Material provided -
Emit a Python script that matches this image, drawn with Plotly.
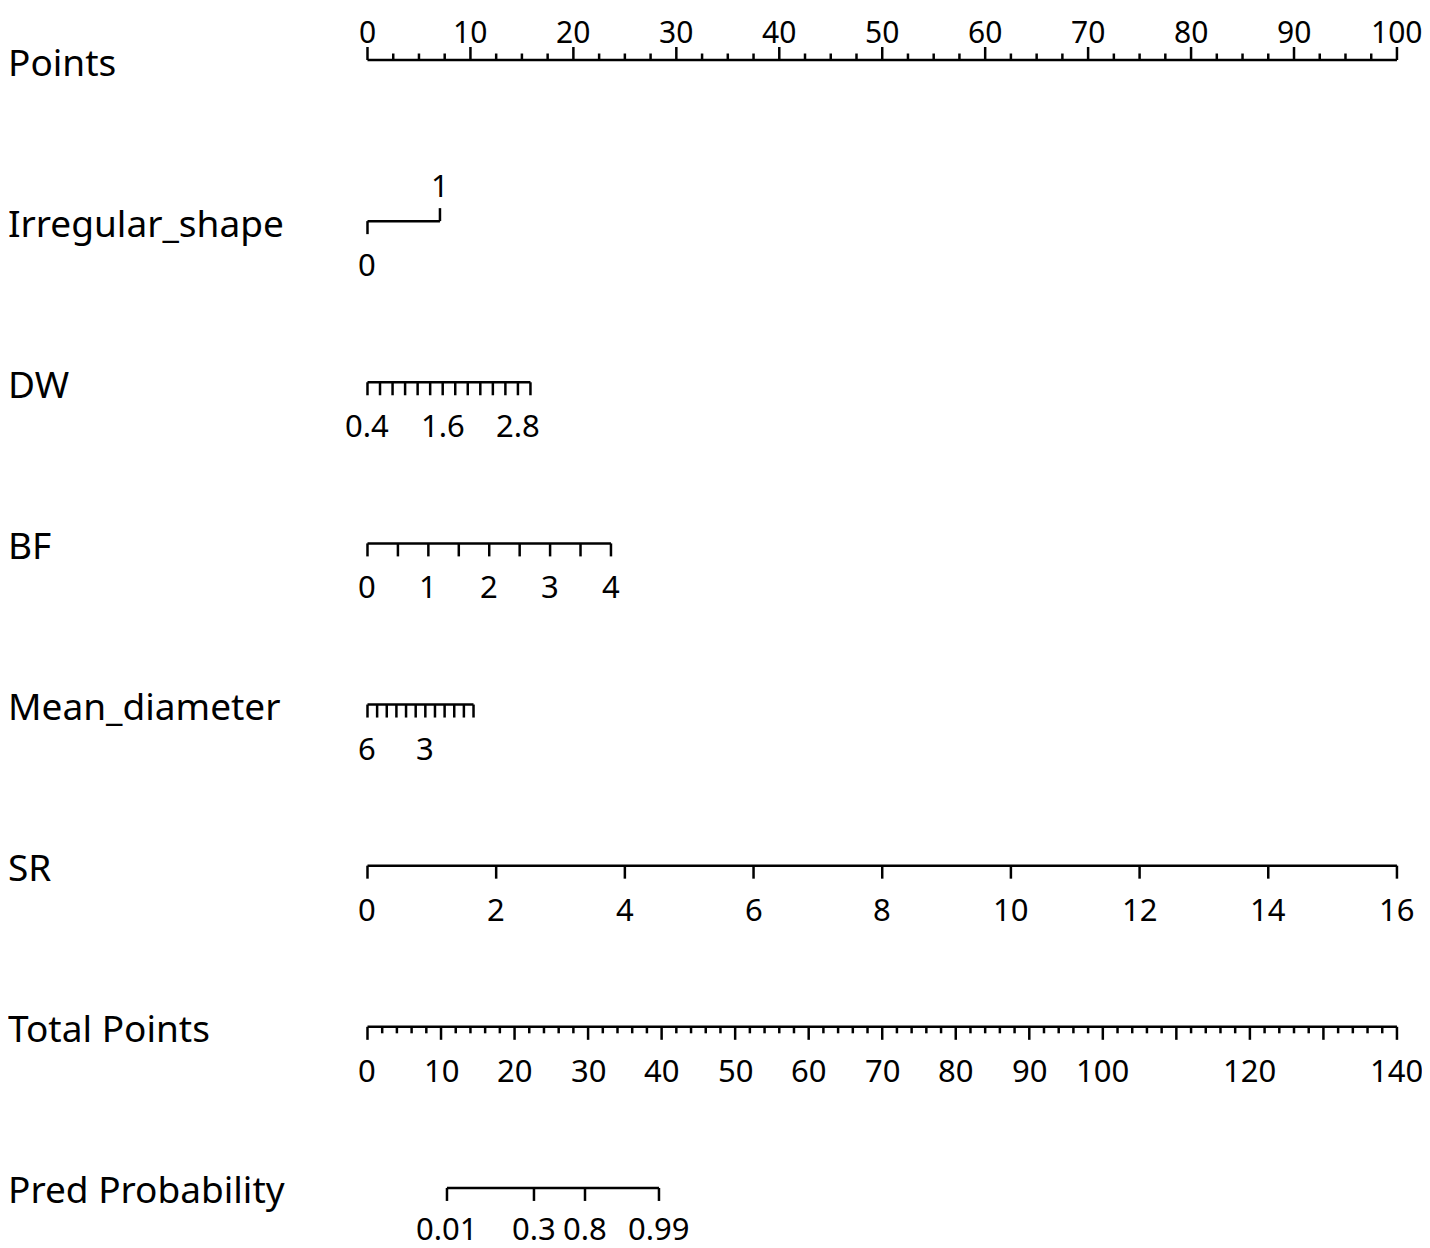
import plotly.graph_objects as go

# nomograma: cada linha é uma variável, eixo x = pontos (0-100)
linhas = ["Points", "Irregular_shape", "DW", "BF", "Mean_diameter", "SR",
          "Total Points", "Pred Probability"]

# -------- escala de pontos --------
points_labels = [0, 10, 20, 30, 40, 50, 60, 70, 80, 90, 100]
points_minor = [i * 2.5 for i in range(41)]

# -------- Irregular_shape (0/1) --------
irregular_vals = [0, 1]
irregular_pts = [0, 7.04]

# -------- DW --------
dw_ticks = [0.4, 0.6, 0.8, 1.0, 1.2, 1.4, 1.6, 1.8, 2.0, 2.2, 2.4, 2.6, 2.8, 3.0]
dw_labels = [0.4, 1.6, 2.8]
dw_range = [0.4, 3.0]
dw_pts = [0, 15.83]

# -------- BF --------
bf_ticks = [0, 0.5, 1, 1.5, 2, 2.5, 3, 3.5, 4]
bf_labels = [0, 1, 2, 3, 4]
bf_range = [0, 4]
bf_pts = [0, 23.65]

# -------- Mean_diameter (invertido) --------
md_ticks = [6, 5.5, 5, 4.5, 4, 3.5, 3, 2.5, 2, 1.5, 1, 0.5]
md_labels = [6, 3]
md_range = [6, 0.5]
md_pts = [0, 10.3]

# -------- SR --------
sr_ticks = [0, 2, 4, 6, 8, 10, 12, 14, 16]
sr_labels = [0, 2, 4, 6, 8, 10, 12, 14, 16]
sr_range = [0, 16]
sr_pts = [0, 100]

# -------- Total Points --------
total_major = [0, 10, 20, 30, 40, 50, 60, 70, 80, 90, 100, 110, 120, 130, 140]
total_labels = [0, 10, 20, 30, 40, 50, 60, 70, 80, 90, 100, 120, 140]
total_minor = [i * 2 for i in range(71)]
total_max = 140

# -------- Pred Probability --------
pred_labels = ["0.01", "0.3", "0.8", "0.99"]
pred_total = [10.81, 22.64, 29.58, 39.64]

PX = 161.14  # pixels por linha (converte px -> unidade de linha)
TICK = 13 / PX
MINOR = 6.5 / PX
FONTE = "Noto Sans"
X_MIN, X_MAX = -34.92, 103.21
Y_MIN, Y_MAX = -0.3227, 7.3727


def escala(v, faixa, pts):
    return pts[0] + (v - faixa[0]) / (faixa[1] - faixa[0]) * (pts[1] - pts[0])


xs, ys = [], []
anot = []


def seg(x0, y0, x1, y1):
    xs.extend([x0, x1, None])
    ys.extend([y0, y1, None])


def rotulo(x, linha, texto, desloc=-43, tam=31):
    anot.append(dict(x=x, y=linha, text=str(texto), showarrow=False,
                     xanchor="center", yanchor="middle", yshift=desloc,
                     font=dict(family=FONTE, size=tam, color="black")))


# Points
r = 0
seg(0, r, 100, r)
for v in points_minor:
    seg(v, r, v, r - (TICK if v in points_labels else MINOR))
for v in points_labels:
    # um pouco mais baixo para o texto não sair da borda de cima
    rotulo(v, r, v, desloc=29, tam=30)

# Irregular_shape
r = 1
seg(irregular_pts[0], r, irregular_pts[1], r)
seg(irregular_pts[0], r, irregular_pts[0], r + TICK)
seg(irregular_pts[1], r, irregular_pts[1], r - TICK)
rotulo(irregular_pts[0], r, irregular_vals[0])
rotulo(irregular_pts[1], r, irregular_vals[1], desloc=36)


def linha_var(r, ticks, labels, faixa, pts):
    seg(escala(ticks[0], faixa, pts), r, escala(ticks[-1], faixa, pts), r)
    for v in ticks:
        x = escala(v, faixa, pts)
        seg(x, r, x, r + TICK)
    for v in labels:
        rotulo(escala(v, faixa, pts), r, v)


linha_var(2, dw_ticks, dw_labels, dw_range, dw_pts)
linha_var(3, bf_ticks, bf_labels, bf_range, bf_pts)
linha_var(4, md_ticks, md_labels, md_range, md_pts)
linha_var(5, sr_ticks, sr_labels, sr_range, sr_pts)

# Total Points
r = 6
seg(0, r, 100, r)
for v in total_minor:
    seg(v * 100 / total_max, r, v * 100 / total_max, r + (TICK if v in total_major else MINOR))
for v in total_labels:
    rotulo(v * 100 / total_max, r, v)

# Pred Probability
r = 7
px = [t * 100 / total_max for t in pred_total]
seg(px[0], r, px[-1], r)
for x, lab in zip(px, pred_labels):
    seg(x, r, x, r + TICK)
    rotulo(x, r, lab, desloc=-40)

# títulos das linhas
for i, nome in enumerate(linhas):
    anot.append(dict(x=X_MIN, y=i, text=nome, showarrow=False,
                     xanchor="left", yanchor="middle", xshift=-2, yshift=-1,
                     font=dict(family=FONTE, size=37, color="black")))

fig = go.Figure()
fig.add_trace(go.Scatter(x=xs, y=ys, mode="lines",
                         line=dict(color="black", width=2.5),
                         hoverinfo="skip", showlegend=False))

# a página tem 8px de margem no body, então a figura fica um pouco menor
fig.update_layout(
    width=1422, height=1240,
    margin=dict(l=0, r=0, t=0, b=0),
    plot_bgcolor="white", paper_bgcolor="white",
    xaxis=dict(range=[X_MIN, X_MAX], visible=False, fixedrange=True),
    yaxis=dict(range=[Y_MAX, Y_MIN], visible=False, fixedrange=True),
    annotations=anot,
    showlegend=False,
)

fig.write_html("out.html")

What this task involves - Leave the pictures out and reproduce exactly the lines from the top of the listing above through the line with "irregular_pts = [0, 7.04]".

Written answer -
Emit a Python script that matches this image, drawn with Plotly.
import plotly.graph_objects as go

# nomograma: cada linha é uma variável, eixo x = pontos (0-100)
linhas = ["Points", "Irregular_shape", "DW", "BF", "Mean_diameter", "SR",
          "Total Points", "Pred Probability"]

# -------- escala de pontos --------
points_labels = [0, 10, 20, 30, 40, 50, 60, 70, 80, 90, 100]
points_minor = [i * 2.5 for i in range(41)]

# -------- Irregular_shape (0/1) --------
irregular_vals = [0, 1]
irregular_pts = [0, 7.04]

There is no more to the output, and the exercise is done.